The Prime Ministers was well received by politicians as well. Benjamin Netanyahu called it "fantastic" and Hillary Clinton termed it "a sweeping tome on Israeli politics and history." Manfred Gerstenfeld (Jewish Political Studies Review) said that a short review of the book was not justifiable. He wrote that readers who had a keen interest in Israel's history and politics would find the book very useful and of great value. The book was one of the finalists for the 2010 National Jewish Book Awards in the biography, autobiography and memoir category.

==Film adaptation==
The Prime Ministers, a two-part documentary based on the book, was produced by Moriah Films, the film division of the Simon Wiesenthal Center and directed by Richard Trank.
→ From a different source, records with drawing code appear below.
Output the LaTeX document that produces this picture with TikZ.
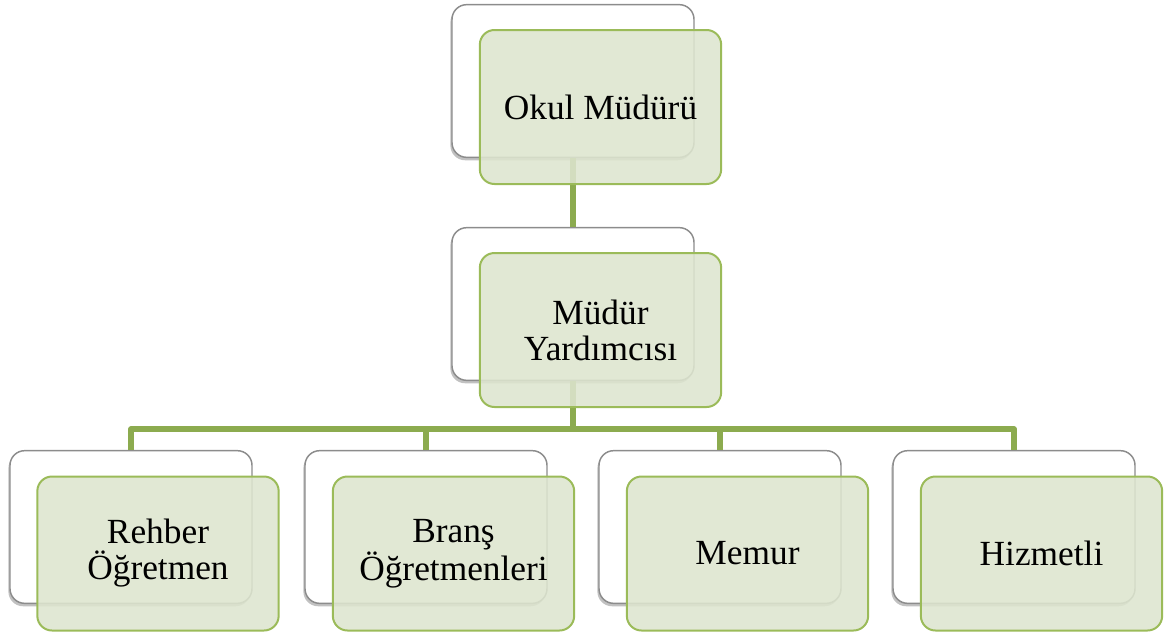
\documentclass[tikz,border=0pt]{standalone}
\usepackage{fontspec}
\setmainfont{Liberation Serif}
\usetikzlibrary{shadows}
\definecolor{gborder}{HTML}{9BBB59}
\definecolor{gfill}{HTML}{DDE5CF}
\definecolor{gline}{HTML}{8CAB4F}
\definecolor{wborder}{HTML}{8C8C8C}
\tikzset{
  backbox/.style={draw=wborder, line width=1.1pt, fill=white, rounded corners=11pt,
    minimum width=181.5pt, minimum height=114.5pt, inner sep=0pt,
    drop shadow={shadow xshift=-1.2pt, shadow yshift=-2.2pt, opacity=0.35, fill=black!70}},
  frontbox/.style={draw=gborder, line width=1.5pt, fill=gfill, fill opacity=0.88,
    text opacity=1, rounded corners=11pt,
    minimum width=181pt, minimum height=115.5pt, inner sep=0pt, align=center,
    font=\fontsize{26.5}{27}\selectfont},
  conn/.style={draw=gline, line width=3.8pt, line join=round}
}
\begin{document}
\begin{tikzpicture}[x=0.75pt,y=-0.75pt]
\useasboundingbox (0,0) rectangle (1164,632);
% back boxes
\node[backbox] (tw) at (573,81) {};
\node[backbox] (mw) at (573,304) {};
\node[backbox] (aw) at (131,527) {};
\node[backbox] (bw) at (426,527) {};
\node[backbox] (cw) at (720,527) {};
\node[backbox] (dw) at (1014,527) {};
% connectors
\coordinate (bus) at (573,429);
\draw[conn] (tw.south) -- (mw.north);
\draw[conn] (mw.south) -- (bus);
\draw[conn] (bus) -| (aw.north);
\draw[conn] (bus) -| (bw.north);
\draw[conn] (bus) -| (cw.north);
\draw[conn] (bus) -| (dw.north);
% front boxes
\node[frontbox] (tg) at (600.5,107) {Okul Müdürü};
\node[frontbox] (mg) at (600.5,330) {Müdür\\Yardımcısı};
\node[frontbox] (ag) at (158,553.5) {Rehber\\Öğretmen};
\node[frontbox] (bg) at (453.5,553.5) {Branş\\Öğretmenleri};
\node[frontbox] (cg) at (747.5,553.5) {Memur};
\node[frontbox] (dg) at (1041.5,553.5) {Hizmetli};
\end{tikzpicture}
\end{document}
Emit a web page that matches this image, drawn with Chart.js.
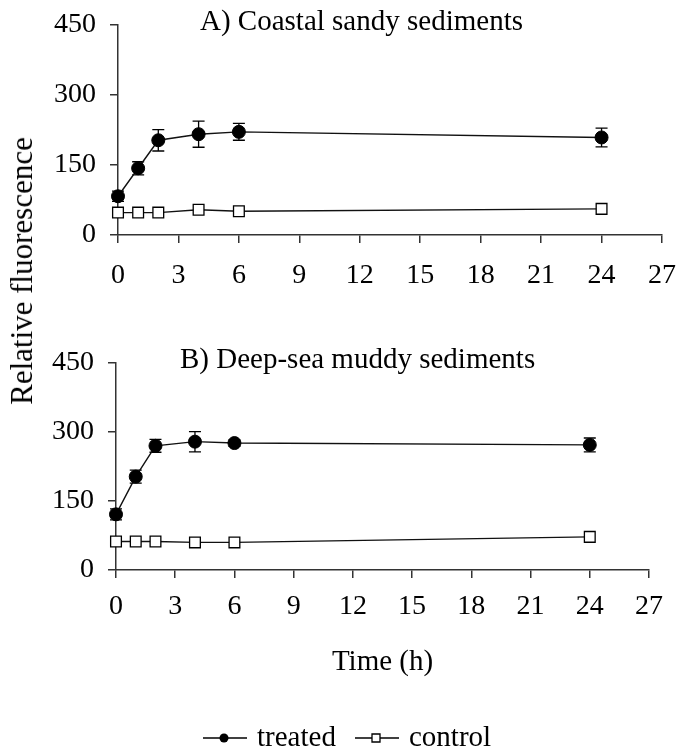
<!DOCTYPE html>
<html lang="en">
<head>
<meta charset="UTF-8">
<title>Relative fluorescence</title>
<script src="https://cdn.jsdelivr.net/npm/chart.js"></script>
<style>
  body { margin: 0; background: #fff; }
  #wrap { position: relative; width: 678px; height: 752px; }
  #chartA { position: absolute; left: 0; top: 0; }
  #chartB { position: absolute; left: 0; top: 300px; }
  #ylabel {
    position: absolute; left: 22px; top: 271px;
    transform: translate(-50%, -50%) rotate(-90deg);
    font: 31px 'Liberation Serif', serif; color: #000; white-space: nowrap;
  }
</style>
</head>
<body>
<div id="wrap">
  <canvas id="chartA" width="678" height="300"></canvas>
  <canvas id="chartB" width="678" height="452"></canvas>
  <div id="ylabel">Relative fluorescence</div>
</div>
<script>
// time points (h)
const hours = [0, 1, 2, 4, 6, 24];
const xTicks = [0, 3, 6, 9, 12, 15, 18, 21, 24, 27];
const yTicks = [0, 150, 300, 450];

// A) Coastal sandy sediments
const treatedA = [83, 143, 203, 216, 221, 209];
const treatedAErr = [11, 14, 23, 28, 18, 20];
const controlA = [48, 48, 48, 54, 51, 56];

// B) Deep-sea muddy sediments
const treatedB = [121, 203, 270, 279, 276, 272];
const treatedBErr = [12, 14, 14, 22, 7, 15];
const controlB = [62, 62, 62, 60, 60, 72];

const FONT = "'Liberation Serif', 'Times New Roman', serif";

const toPoints = vals => hours.map((h, i) => ({ x: h, y: vals[i] }));

// vertical error bars with caps, drawn under the markers
const errorBars = {
  id: 'errorBars',
  beforeDatasetsDraw(chart) {
    const ctx = chart.ctx;
    const y = chart.scales.y;
    chart.data.datasets.forEach((ds, i) => {
      if (!ds.errors) return;
      const meta = chart.getDatasetMeta(i);
      ctx.save();
      ctx.strokeStyle = '#000';
      ctx.lineWidth = 1.3;
      meta.data.forEach((pt, j) => {
        const v = ds.data[j].y, e = ds.errors[j];
        const top = y.getPixelForValue(v + e);
        const bot = y.getPixelForValue(v - e);
        ctx.beginPath();
        ctx.moveTo(pt.x, top); ctx.lineTo(pt.x, bot);
        ctx.moveTo(pt.x - 6, top); ctx.lineTo(pt.x + 6, top);
        ctx.moveTo(pt.x - 6, bot); ctx.lineTo(pt.x + 6, bot);
        ctx.stroke();
      });
      ctx.restore();
    });
  }
};

// panel title and optional x title / legend
const panelText = {
  id: 'panelText',
  afterDraw(chart, args, opts) {
    const ctx = chart.ctx;
    ctx.save();
    ctx.fillStyle = '#000';
    ctx.font = '29px ' + FONT;
    ctx.textBaseline = 'middle';
    ctx.textAlign = 'left';
    ctx.fillText(opts.title, opts.titleX, opts.titleY);

    if (opts.xTitle) {
      const area = chart.chartArea;
      ctx.textAlign = 'center';
      ctx.fillText(opts.xTitle, (area.left + area.right) / 2, opts.xTitleY);
    }

    if (opts.legend) {
      const ly = opts.legendY;
      ctx.strokeStyle = '#000';
      ctx.lineWidth = 1.3;
      ctx.textAlign = 'left';
      opts.legend.forEach(item => {
        ctx.beginPath();
        ctx.moveTo(item.x, ly); ctx.lineTo(item.x + 44, ly);
        ctx.stroke();
        const cx = item.x + 21;
        ctx.beginPath();
        if (item.style === 'circle') {
          ctx.arc(cx, ly, 4.5, 0, Math.PI * 2);
          ctx.fillStyle = '#000';
          ctx.fill();
        } else {
          ctx.rect(cx - 4, ly - 4, 8, 8);
          ctx.fillStyle = '#fff';
          ctx.fill();
          ctx.stroke();
        }
        ctx.fillStyle = '#000';
        ctx.fillText(item.label, item.x + 54, ly);
      });
    }
    ctx.restore();
  }
};

function makeChart(id, treated, treatedErr, control, layout, textOpts) {
  const axisColor = '#333';
  return new Chart(document.getElementById(id), {
    type: 'line',
    data: {
      datasets: [
        {
          label: 'treated',
          data: toPoints(treated),
          errors: treatedErr,
          borderColor: '#111',
          borderWidth: 1.4,
          pointStyle: 'circle',
          pointRadius: 6.5,
          pointBackgroundColor: '#000',
          pointBorderColor: '#000',
          pointBorderWidth: 1,
          tension: 0,
          clip: false
        },
        {
          label: 'control',
          data: toPoints(control),
          borderColor: '#111',
          borderWidth: 1.4,
          pointStyle: 'rect',
          pointRadius: 7.6,
          pointBackgroundColor: '#fff',
          pointBorderColor: '#000',
          pointBorderWidth: 1.3,
          tension: 0,
          clip: false
        }
      ]
    },
    options: {
      responsive: false,
      animation: false,
      layout: { padding: layout.padding },
      plugins: {
        legend: { display: false },
        tooltip: { enabled: false },
        panelText: textOpts
      },
      scales: {
        x: {
          type: 'linear',
          min: 0,
          max: 27,
          afterBuildTicks: s => { s.ticks = xTicks.map(v => ({ value: v })); },
          afterFit: s => { s.height = layout.xHeight; s.paddingLeft = 0; s.paddingRight = 0; },
          ticks: { color: '#000', font: { family: FONT, size: 28 }, padding: layout.xPad, maxRotation: 0 },
          grid: { drawOnChartArea: false, drawTicks: true, tickLength: 8, color: axisColor, lineWidth: 1.5 },
          border: { color: axisColor, width: 1.5 }
        },
        y: {
          min: 0,
          max: 450,
          afterBuildTicks: s => { s.ticks = yTicks.map(v => ({ value: v })); },
          afterFit: s => { s.width = layout.yWidth; s.paddingTop = 0; s.paddingBottom = 0; },
          ticks: { color: '#000', font: { family: FONT, size: 28 }, padding: 14 },
          grid: { drawOnChartArea: false, drawTicks: true, tickLength: 8, color: axisColor, lineWidth: 1.5 },
          border: { color: axisColor, width: 1.5 }
        }
      }
    },
    plugins: [errorBars, panelText]
  });
}

makeChart('chartA', treatedA, treatedAErr, controlA,
  { padding: { top: 25, right: 16, left: 0, bottom: 0 }, xHeight: 65, yWidth: 118, xPad: 16 },
  { title: 'A) Coastal sandy sediments', titleX: 200, titleY: 22 });

makeChart('chartB', treatedB, treatedBErr, controlB,
  { padding: { top: 63, right: 29, left: 0, bottom: 0 }, xHeight: 182, yWidth: 116, xPad: 12 },
  {
    title: 'B) Deep-sea muddy sediments', titleX: 180, titleY: 60,
    xTitle: 'Time (h)', xTitleY: 362,
    legendY: 438,
    legend: [
      { label: 'treated', style: 'circle', x: 203 },
      { label: 'control', style: 'rect', x: 355 }
    ]
  });
</script>
</body>
</html>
Part I, The Prime Ministers: The Pioneers was released in 2013. Yehuda Avner narrates the film, Leonard Nimoy provides the voice of Israeli Prime Minister Levi Eshkol and Sandra Bullock provides the voice of Israeli Prime Minister Golda Meir. Part II, The Prime Ministers: Soldiers & Peacemakers was released in 2014. Yehuda Avner narrates the film, Michael Douglas provides the voice of Israeli Prime Minister Yitzhak Rabin and Christoph Waltz provides the voice of Israeli Prime Minister Menachem Begin.